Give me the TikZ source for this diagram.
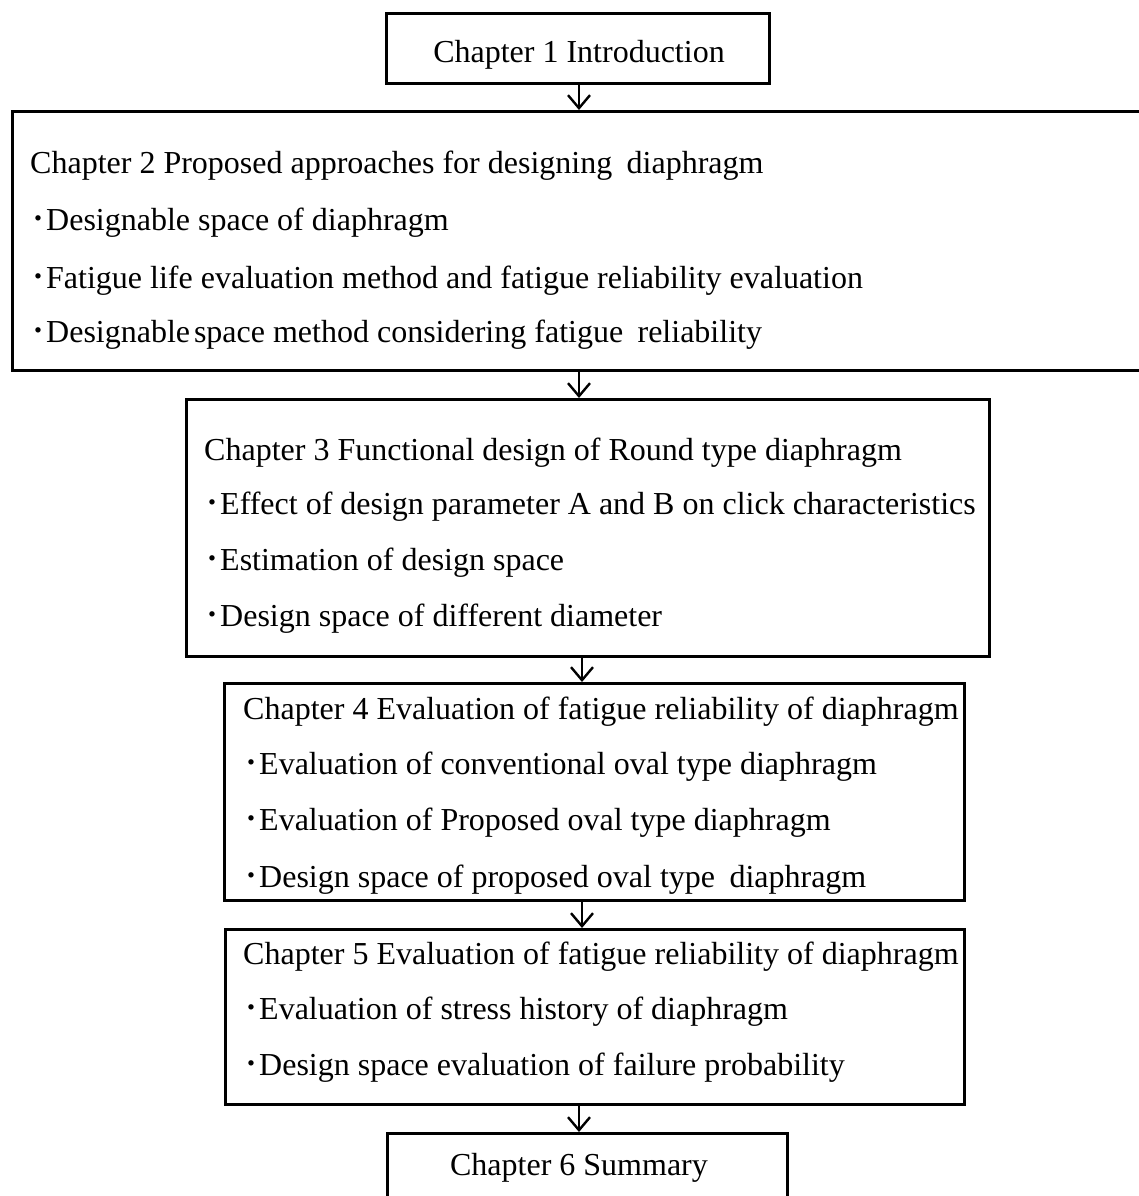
\documentclass[tikz,border=0pt]{standalone}
\usepackage{fontspec}
\setmainfont{Liberation Serif}
\newfontfamily\cjk{Noto Sans CJK JP}
\usetikzlibrary{arrows.meta}
\newcommand\bul{{\cjk ･}}
\tikzset{
  box/.style={draw, line width=3pt, rectangle, inner sep=0pt},
  txt/.style={anchor=base west, inner sep=0pt, font=\fontsize{32}{36}\selectfont},
  ctxt/.style={anchor=base, inner sep=0pt, font=\fontsize{32}{36}\selectfont},
  arr/.style={line width=2.4pt, -{Straight Barb[length=13pt,width=22pt,line width=2.4pt]}}
}
\begin{document}
\begin{tikzpicture}[x=1pt,y=-1pt]
\useasboundingbox (0,0) rectangle (1139,1196);
\clip (0,0) rectangle (1139,1196);
% boxes
\node[box, anchor=north west, minimum width=383pt, minimum height=70pt] (b1) at (385,12) {};
\node[box, anchor=north west, minimum width=1140pt, minimum height=259pt] (b2) at (11,110) {};
\node[box, anchor=north west, minimum width=803pt, minimum height=257pt] (b3) at (185,398) {};
\node[box, anchor=north west, minimum width=740pt, minimum height=217pt] (b4) at (223,682) {};
\node[box, anchor=north west, minimum width=739pt, minimum height=175pt] (b5) at (224,928) {};
\node[box, anchor=north west, minimum width=400pt, minimum height=90pt] (b6) at (386,1132) {};
% texts
\node[ctxt] (t1) at (579,63) {Chapter 1 Introduction};
\node[txt] (t2a) at (30,173) {Chapter 2 Proposed approaches for designing\hspace{0.45em}diaphragm};
\node[txt] (t2b) at (30,230) {\bul Designable space of diaphragm};
\node[txt] (t2c) at (30,288) {\bul Fatigue life evaluation method and fatigue reliability evaluation};
\node[txt] (t2d) at (30,342) {\bul Designable\hspace{0.12em}space method considering fatigue\hspace{0.45em}reliability};
\node[txt] (t3a) at (204,460) {Chapter 3 Functional design of Round type diaphragm};
\node[txt] (t3b) at (204,514) {\bul Effect of design parameter A and B on click characteristics};
\node[txt] (t3c) at (204,570) {\bul Estimation of design space};
\node[txt] (t3d) at (204,626) {\bul Design space of different diameter};
\node[txt] (t4a) at (243,719) {Chapter 4 Evaluation of fatigue reliability of diaphragm};
\node[txt] (t4b) at (243,774) {\bul Evaluation of conventional oval type diaphragm};
\node[txt] (t4c) at (243,830) {\bul Evaluation of Proposed oval type diaphragm};
\node[txt] (t4d) at (243,887) {\bul Design space of proposed oval type\hspace{0.45em}diaphragm};
\node[txt] (t5a) at (243,964) {Chapter 5 Evaluation of fatigue reliability of diaphragm};
\node[txt] (t5b) at (243,1019) {\bul Evaluation of stress history of diaphragm};
\node[txt] (t5c) at (243,1075) {\bul Design space evaluation of failure probability};
\node[ctxt] (t6) at (579,1175) {Chapter 6 Summary};
% arrows
\coordinate (xa) at (579,0);
\coordinate (xb) at (582,0);
\draw[arr] (b1.south -| xa) -- (b2.north -| xa);
\draw[arr] (b2.south -| xa) -- (b3.north -| xa);
\draw[arr] (b3.south -| xb) -- (b4.north -| xb);
\draw[arr] (b4.south -| xb) -- (b5.north -| xb);
\draw[arr] (b5.south -| xa) -- (b6.north -| xa);
\end{tikzpicture}
\end{document}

###

## WRITTEN PROBLEM
Images should not appear in the copy; retype the listing above exactly.

## PROBLEM SOLUTION
Give me the TikZ source for this diagram.
\documentclass[tikz,border=0pt]{standalone}
\usepackage{fontspec}
\setmainfont{Liberation Serif}
\newfontfamily\cjk{Noto Sans CJK JP}
\usetikzlibrary{arrows.meta}
\newcommand\bul{{\cjk ･}}
\tikzset{
  box/.style={draw, line width=3pt, rectangle, inner sep=0pt},
  txt/.style={anchor=base west, inner sep=0pt, font=\fontsize{32}{36}\selectfont},
  ctxt/.style={anchor=base, inner sep=0pt, font=\fontsize{32}{36}\selectfont},
  arr/.style={line width=2.4pt, -{Straight Barb[length=13pt,width=22pt,line width=2.4pt]}}
}
\begin{document}
\begin{tikzpicture}[x=1pt,y=-1pt]
\useasboundingbox (0,0) rectangle (1139,1196);
\clip (0,0) rectangle (1139,1196);
% boxes
\node[box, anchor=north west, minimum width=383pt, minimum height=70pt] (b1) at (385,12) {};
\node[box, anchor=north west, minimum width=1140pt, minimum height=259pt] (b2) at (11,110) {};
\node[box, anchor=north west, minimum width=803pt, minimum height=257pt] (b3) at (185,398) {};
\node[box, anchor=north west, minimum width=740pt, minimum height=217pt] (b4) at (223,682) {};
\node[box, anchor=north west, minimum width=739pt, minimum height=175pt] (b5) at (224,928) {};
\node[box, anchor=north west, minimum width=400pt, minimum height=90pt] (b6) at (386,1132) {};
% texts
\node[ctxt] (t1) at (579,63) {Chapter 1 Introduction};
\node[txt] (t2a) at (30,173) {Chapter 2 Proposed approaches for designing\hspace{0.45em}diaphragm};
\node[txt] (t2b) at (30,230) {\bul Designable space of diaphragm};
\node[txt] (t2c) at (30,288) {\bul Fatigue life evaluation method and fatigue reliability evaluation};
\node[txt] (t2d) at (30,342) {\bul Designable\hspace{0.12em}space method considering fatigue\hspace{0.45em}reliability};
\node[txt] (t3a) at (204,460) {Chapter 3 Functional design of Round type diaphragm};
\node[txt] (t3b) at (204,514) {\bul Effect of design parameter A and B on click characteristics};
\node[txt] (t3c) at (204,570) {\bul Estimation of design space};
\node[txt] (t3d) at (204,626) {\bul Design space of different diameter};
\node[txt] (t4a) at (243,719) {Chapter 4 Evaluation of fatigue reliability of diaphragm};
\node[txt] (t4b) at (243,774) {\bul Evaluation of conventional oval type diaphragm};
\node[txt] (t4c) at (243,830) {\bul Evaluation of Proposed oval type diaphragm};
\node[txt] (t4d) at (243,887) {\bul Design space of proposed oval type\hspace{0.45em}diaphragm};
\node[txt] (t5a) at (243,964) {Chapter 5 Evaluation of fatigue reliability of diaphragm};
\node[txt] (t5b) at (243,1019) {\bul Evaluation of stress history of diaphragm};
\node[txt] (t5c) at (243,1075) {\bul Design space evaluation of failure probability};
\node[ctxt] (t6) at (579,1175) {Chapter 6 Summary};
% arrows
\coordinate (xa) at (579,0);
\coordinate (xb) at (582,0);
\draw[arr] (b1.south -| xa) -- (b2.north -| xa);
\draw[arr] (b2.south -| xa) -- (b3.north -| xa);
\draw[arr] (b3.south -| xb) -- (b4.north -| xb);
\draw[arr] (b4.south -| xb) -- (b5.north -| xb);
\draw[arr] (b5.south -| xa) -- (b6.north -| xa);
\end{tikzpicture}
\end{document}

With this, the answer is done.